The Rocky Horror Picture Show: Let’s Do The Time Warp Again is just a few jumps to the left short of greatness
It’s astounding. Time really is fleeting. It’s been over forty years since Richard O’Brien’s anarchic, subversive and brazenly salacious musical horror comedy exploded onto the big screen. Buoyed by their recent successes with “Grease Live”, Fox said “Let’s do the timewarp again” and raided their back catalogue to bring Frank-N-Furter and co romping into the twenty-first century.
When straight-laced couple Brad and Janet find themselves broken down on an isolated highway, salvation seems at hand when they spy a light, over at the Frankenstein place. But their arrival has coincided with an auspicious occasion and Brad and Jane are set to experience a night of debauchery that will change their lives forever.
Packed with classic horror and sci-fi b-movie references, “The Rocky Horror Show” has always had a cordial relationship with Halloween, providing so many iconic characters to dress up as and plenty of songs for a spooky party playlist. Of course, there’s little actual horror despite the implied presence of vampires, aliens, zombies and homunculi. There’s a curiously British cheesiness to the whole affair, marked by a fondness for silly puns and wordplay in amongst the joyfully hedonistic and deliriously deviant sexuality of the musical. Like “Grease” before it, when it comes to the film version, they set the bar so high it casts a very long shadow.

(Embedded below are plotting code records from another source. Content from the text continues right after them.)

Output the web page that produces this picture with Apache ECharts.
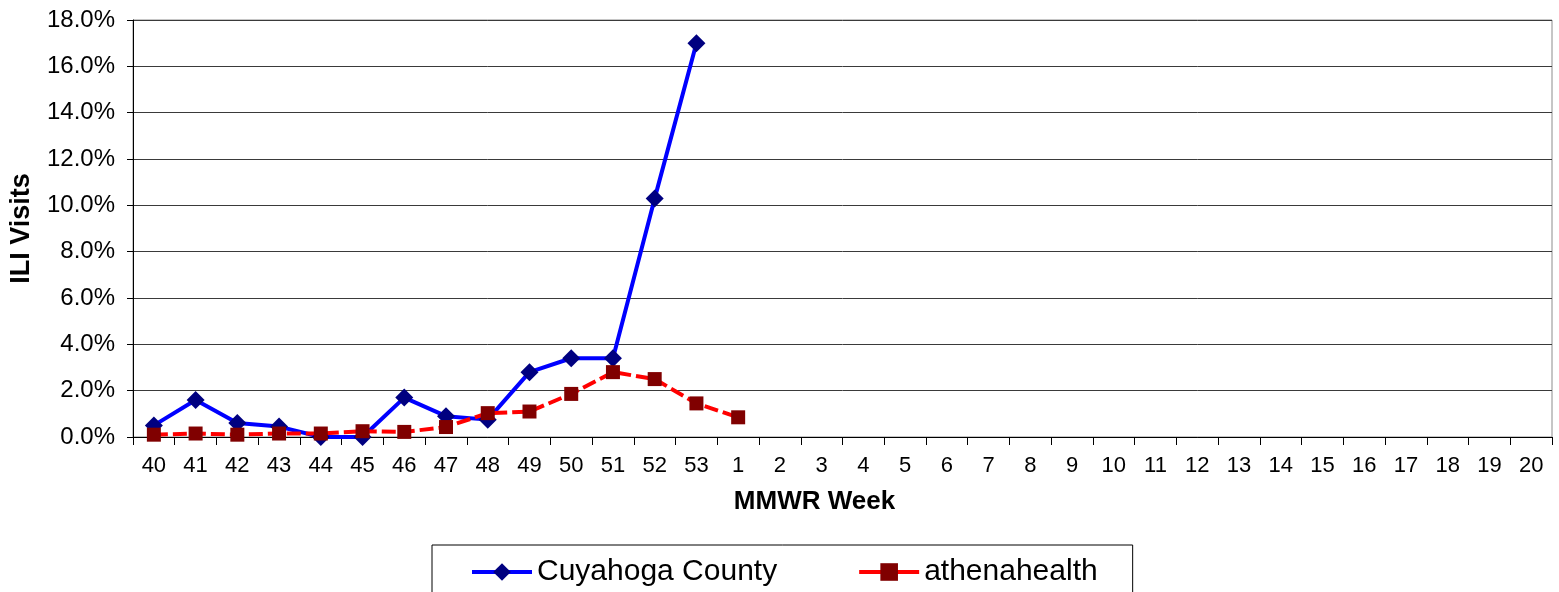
<!DOCTYPE html>
<html>
<head>
<meta charset="utf-8">
<script src="https://cdn.jsdelivr.net/npm/echarts@6/dist/echarts.min.js"></script>
<style>
  html, body { margin: 0; padding: 0; background: #fff; }
  #chart { width: 1559px; height: 592px; }
</style>
</head>
<body>
<div id="chart"></div>
<script>
// MMWR weeks 40..53 then 1..20
const weeks = ['40', '41', '42', '43', '44', '45', '46', '47', '48', '49', '50', '51', '52', '53',
  '1', '2', '3', '4', '5', '6', '7', '8', '9', '10', '11', '12', '13', '14', '15', '16', '17', '18', '19', '20'];

// ILI visits, percent
const cuyahoga = [0.5, 1.6, 0.6, 0.45, 0.0, 0.0, 1.7, 0.9, 0.75, 2.8, 3.4, 3.4, 10.3, 17.0];
const athenahealth = [0.1, 0.15, 0.1, 0.15, 0.15, 0.25, 0.22, 0.43, 1.03, 1.1, 1.86, 2.8, 2.5, 1.45, 0.85];

const yTicks = { min: 0, max: 18, interval: 2 };

const FONT = '"Liberation Sans", Arial, sans-serif';

const chart = echarts.init(document.getElementById('chart'), null, { renderer: 'canvas' });

chart.setOption({
  animation: false,
  backgroundColor: '#fff',
  textStyle: { fontFamily: FONT, color: '#000' },
  grid: {
    left: 130, right: 7, top: 20, bottom: 155,
    show: true, borderColor: '#8c8c8c', borderWidth: 1
  },
  legend: {
    left: 432, top: 545,
    padding: [12, 35, 20, 38],
    borderColor: '#000', borderWidth: 1,
    itemWidth: 60, itemHeight: 22, itemGap: 80,
    lineStyle: { width: 4, type: 'solid' },
    textStyle: { fontFamily: FONT, fontSize: 30, color: '#000' },
    data: ['Cuyahoga County', 'athenahealth']
  },
  xAxis: {
    type: 'category',
    data: weeks,
    boundaryGap: true,
    name: 'MMWR Week',
    nameLocation: 'middle',
    nameGap: 52,
    nameTextStyle: {
      fontFamily: FONT, fontSize: 26, fontWeight: 'bold', color: '#000',
      padding: [0, 56, 0, 0]
    },
    axisLine: { lineStyle: { color: '#000', width: 1 } },
    axisTick: { show: true, length: 8, lineStyle: { color: '#000' } },
    axisLabel: { interval: 0, fontSize: 22, color: '#000', margin: 18 },
    splitLine: { show: false }
  },
  yAxis: {
    type: 'value',
    min: yTicks.min, max: yTicks.max, interval: yTicks.interval,
    name: 'ILI Visits',
    nameLocation: 'middle',
    nameGap: 98,
    nameTextStyle: { fontFamily: FONT, fontSize: 27, fontWeight: 'bold', color: '#000' },
    axisLine: { show: true, lineStyle: { color: '#000', width: 1 } },
    axisTick: { show: true, length: 6, lineStyle: { color: '#000' } },
    axisLabel: {
      fontSize: 24, color: '#000', margin: 18,
      formatter: v => v.toFixed(1) + '%'
    },
    splitLine: { show: true, lineStyle: { color: '#3a3a3a', width: 1 } }
  },
  series: [
    {
      name: 'Cuyahoga County',
      type: 'line',
      data: cuyahoga,
      symbol: 'diamond',
      symbolSize: 18,
      lineStyle: { color: '#0000ff', width: 4 },
      itemStyle: { color: '#000080' }
    },
    {
      name: 'athenahealth',
      type: 'line',
      data: athenahealth,
      symbol: 'rect',
      symbolSize: 14,
      lineStyle: { color: '#ff0000', width: 4, type: [14, 5] },
      itemStyle: { color: '#800000' }
    }
  ]
});
</script>
</body>
</html>
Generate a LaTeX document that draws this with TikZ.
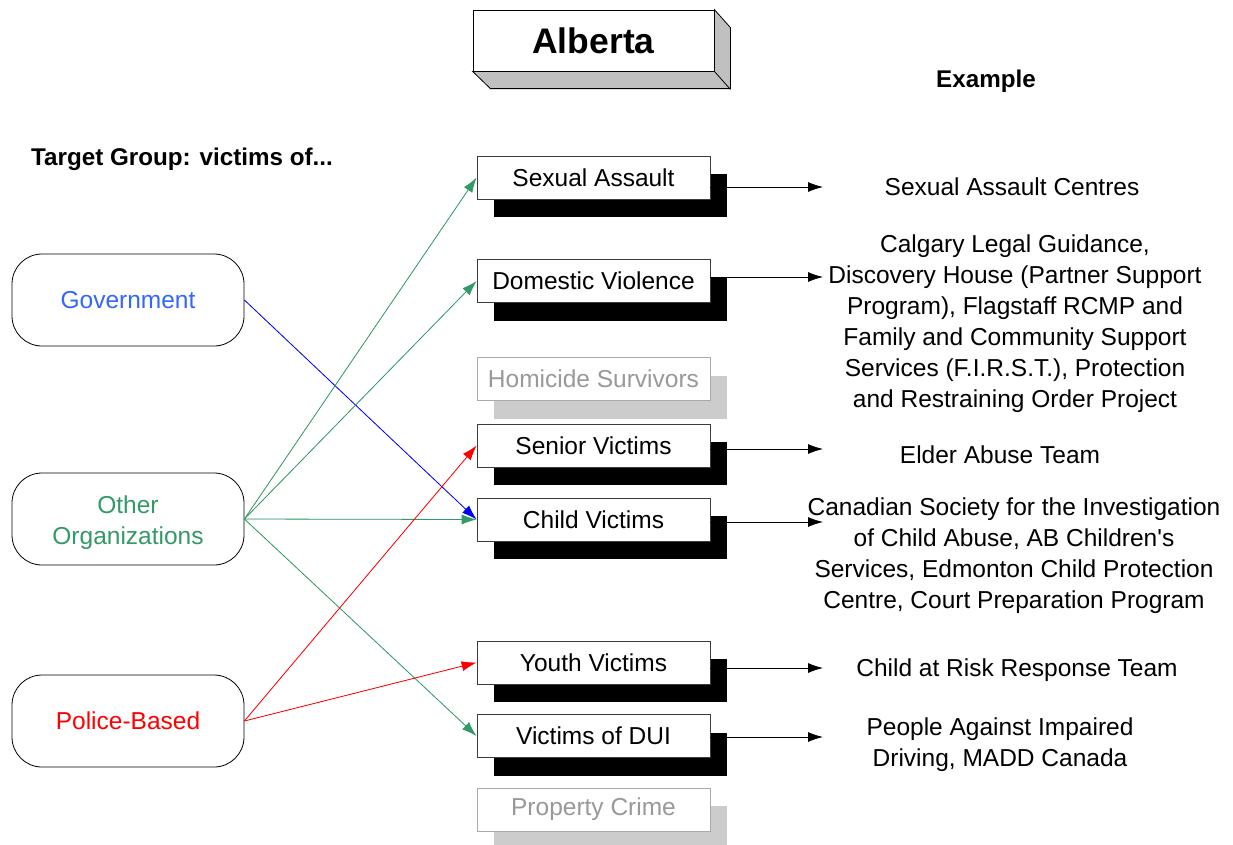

It’s a shadow this TV movie reimagining under the subtitle “Let’s Do The Timewarp Again” can’t escape, even in the capable hands of director Kenny Ortega (“Hocus Pocus”, “High School Musical”, “Michael Jackson: This Is It”). The decision to avoid a ‘live’ production is understandable if slightly disappointing but the choice to try to mount a hybrid staging with a de facto ‘audience’ watching the production on a mock cinema screen misfires confusingly. Sure, it’s a nice nod to the film’s cult following but it’s just confusing to anyone new to the musical and adds little to the story.
The staging of “Let’s Do The Timewarp Review” is competent enough and it picks up the fundamental weirdness of the musical without managing to recreate the knowing campiness that set the movie apart. The musical numbers, like much of the cast, feel slightly anaemic and with the exceptions of Annaleigh Ashford’s Columbia and Laverne Cox’s Frank-N-Furter there’s a distinct lack of anything energised, provocative or transgressive. Despite its lascivious roots, this feels tamer and more restrained even than the “Glee” version. It’s a genuine puzzle that in this supposedly enlightened, permissive age, Rocky is required to wear voluminous basketball shorts forty years after a pair of gold speedos were considered sufficient wardrobe.
Too many times the cast lapse into impersonating their movie predecessors and yet lack the charisma and presence to do so. Laverne Cox is occasionally great when she decides to make Frank-N-Furter her own but when she tries to imitate Tim Curry, it feels hollow. Given the timidity of the rest of the production, Fox’s uncharacteristically enlightened choice in the role is to be acknowledged even if, for me, having an actual transsexual actress as Frank-N-Furter robs the character of some of its subversive, debauched frisson. On the other end of the scale, in a musical where subtlety is already in short supply, Christina Milian amps up the ham factor with a manically over-acted Magenta.
“The Rocky Horror Picture Show: Let’s Do The Timewarp Again” is toned down, tamely spoopy fun but given the boundary-pushing nature of the original and the scope to do so much more in today’s climate, it’s a missed opportunity to redefine a classic for a new era. It was nice to see Tim Curry back in action one more time, though.